- Task
Will you write out the data exactly, excluding every picture?

- Raw data

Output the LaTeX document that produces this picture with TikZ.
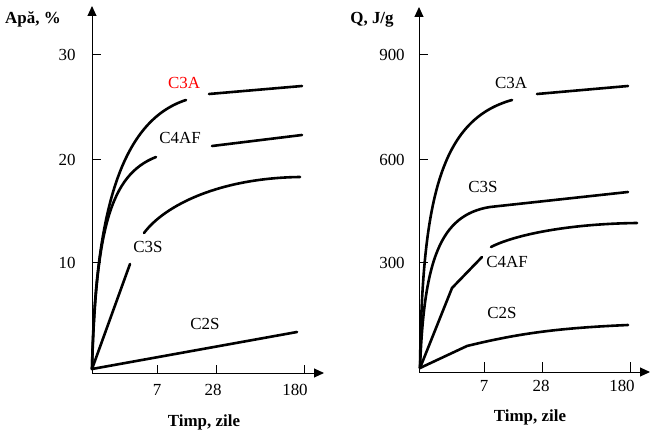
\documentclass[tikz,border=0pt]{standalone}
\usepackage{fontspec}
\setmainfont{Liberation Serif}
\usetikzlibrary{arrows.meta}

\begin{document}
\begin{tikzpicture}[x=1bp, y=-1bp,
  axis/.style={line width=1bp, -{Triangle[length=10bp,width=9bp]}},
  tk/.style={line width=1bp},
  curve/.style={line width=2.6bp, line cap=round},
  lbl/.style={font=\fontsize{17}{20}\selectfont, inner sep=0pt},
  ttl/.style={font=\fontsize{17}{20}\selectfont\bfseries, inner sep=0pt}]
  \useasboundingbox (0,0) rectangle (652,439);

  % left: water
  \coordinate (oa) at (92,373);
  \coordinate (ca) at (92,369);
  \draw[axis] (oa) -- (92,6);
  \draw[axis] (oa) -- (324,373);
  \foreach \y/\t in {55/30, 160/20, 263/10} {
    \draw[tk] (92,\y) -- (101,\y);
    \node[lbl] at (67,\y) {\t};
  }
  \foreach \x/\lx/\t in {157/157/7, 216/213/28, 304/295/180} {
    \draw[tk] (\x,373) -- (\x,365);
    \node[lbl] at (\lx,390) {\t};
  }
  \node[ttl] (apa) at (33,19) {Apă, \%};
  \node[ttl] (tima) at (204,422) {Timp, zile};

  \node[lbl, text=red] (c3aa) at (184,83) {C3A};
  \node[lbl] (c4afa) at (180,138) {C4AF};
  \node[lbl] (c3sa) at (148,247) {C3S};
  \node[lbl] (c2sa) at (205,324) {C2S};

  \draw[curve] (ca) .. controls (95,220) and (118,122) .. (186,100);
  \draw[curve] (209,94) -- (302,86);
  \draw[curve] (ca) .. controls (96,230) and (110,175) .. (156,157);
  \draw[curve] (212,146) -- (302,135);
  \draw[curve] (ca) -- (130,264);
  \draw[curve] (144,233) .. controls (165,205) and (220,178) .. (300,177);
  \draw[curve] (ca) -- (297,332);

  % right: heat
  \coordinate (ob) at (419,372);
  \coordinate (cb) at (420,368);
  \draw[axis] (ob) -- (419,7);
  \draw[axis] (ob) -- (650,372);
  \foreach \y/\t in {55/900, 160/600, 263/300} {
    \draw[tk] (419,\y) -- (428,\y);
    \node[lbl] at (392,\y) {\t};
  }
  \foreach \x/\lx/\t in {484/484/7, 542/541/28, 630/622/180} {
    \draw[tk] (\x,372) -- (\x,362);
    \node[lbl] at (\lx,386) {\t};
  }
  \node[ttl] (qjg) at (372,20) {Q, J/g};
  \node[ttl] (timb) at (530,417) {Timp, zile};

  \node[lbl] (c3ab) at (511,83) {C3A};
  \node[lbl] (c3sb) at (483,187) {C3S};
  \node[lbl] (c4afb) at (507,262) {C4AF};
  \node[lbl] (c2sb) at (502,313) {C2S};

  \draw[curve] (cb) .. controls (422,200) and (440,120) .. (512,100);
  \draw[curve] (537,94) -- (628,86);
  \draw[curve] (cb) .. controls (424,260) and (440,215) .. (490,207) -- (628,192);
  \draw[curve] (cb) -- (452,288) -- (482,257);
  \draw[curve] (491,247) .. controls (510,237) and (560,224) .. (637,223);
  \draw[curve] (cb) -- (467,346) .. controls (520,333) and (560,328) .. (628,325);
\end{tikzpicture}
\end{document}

- Response to this task
Output the LaTeX document that produces this picture with TikZ.
\documentclass[tikz,border=0pt]{standalone}
\usepackage{fontspec}
\setmainfont{Liberation Serif}
\usetikzlibrary{arrows.meta}

\begin{document}
\begin{tikzpicture}[x=1bp, y=-1bp,
  axis/.style={line width=1bp, -{Triangle[length=10bp,width=9bp]}},
  tk/.style={line width=1bp},
  curve/.style={line width=2.6bp, line cap=round},
  lbl/.style={font=\fontsize{17}{20}\selectfont, inner sep=0pt},
  ttl/.style={font=\fontsize{17}{20}\selectfont\bfseries, inner sep=0pt}]
  \useasboundingbox (0,0) rectangle (652,439);

  % left: water
  \coordinate (oa) at (92,373);
  \coordinate (ca) at (92,369);
  \draw[axis] (oa) -- (92,6);
  \draw[axis] (oa) -- (324,373);
  \foreach \y/\t in {55/30, 160/20, 263/10} {
    \draw[tk] (92,\y) -- (101,\y);
    \node[lbl] at (67,\y) {\t};
  }
  \foreach \x/\lx/\t in {157/157/7, 216/213/28, 304/295/180} {
    \draw[tk] (\x,373) -- (\x,365);
    \node[lbl] at (\lx,390) {\t};
  }
  \node[ttl] (apa) at (33,19) {Apă, \%};
  \node[ttl] (tima) at (204,422) {Timp, zile};

  \node[lbl, text=red] (c3aa) at (184,83) {C3A};
  \node[lbl] (c4afa) at (180,138) {C4AF};
  \node[lbl] (c3sa) at (148,247) {C3S};
  \node[lbl] (c2sa) at (205,324) {C2S};

  \draw[curve] (ca) .. controls (95,220) and (118,122) .. (186,100);
  \draw[curve] (209,94) -- (302,86);
  \draw[curve] (ca) .. controls (96,230) and (110,175) .. (156,157);
  \draw[curve] (212,146) -- (302,135);
  \draw[curve] (ca) -- (130,264);
  \draw[curve] (144,233) .. controls (165,205) and (220,178) .. (300,177);
  \draw[curve] (ca) -- (297,332);

  % right: heat
  \coordinate (ob) at (419,372);
  \coordinate (cb) at (420,368);
  \draw[axis] (ob) -- (419,7);
  \draw[axis] (ob) -- (650,372);
  \foreach \y/\t in {55/900, 160/600, 263/300} {
    \draw[tk] (419,\y) -- (428,\y);
    \node[lbl] at (392,\y) {\t};
  }
  \foreach \x/\lx/\t in {484/484/7, 542/541/28, 630/622/180} {
    \draw[tk] (\x,372) -- (\x,362);
    \node[lbl] at (\lx,386) {\t};
  }
  \node[ttl] (qjg) at (372,20) {Q, J/g};
  \node[ttl] (timb) at (530,417) {Timp, zile};

  \node[lbl] (c3ab) at (511,83) {C3A};
  \node[lbl] (c3sb) at (483,187) {C3S};
  \node[lbl] (c4afb) at (507,262) {C4AF};
  \node[lbl] (c2sb) at (502,313) {C2S};

  \draw[curve] (cb) .. controls (422,200) and (440,120) .. (512,100);
  \draw[curve] (537,94) -- (628,86);
  \draw[curve] (cb) .. controls (424,260) and (440,215) .. (490,207) -- (628,192);
  \draw[curve] (cb) -- (452,288) -- (482,257);
  \draw[curve] (491,247) .. controls (510,237) and (560,224) .. (637,223);
  \draw[curve] (cb) -- (467,346) .. controls (520,333) and (560,328) .. (628,325);
\end{tikzpicture}
\end{document}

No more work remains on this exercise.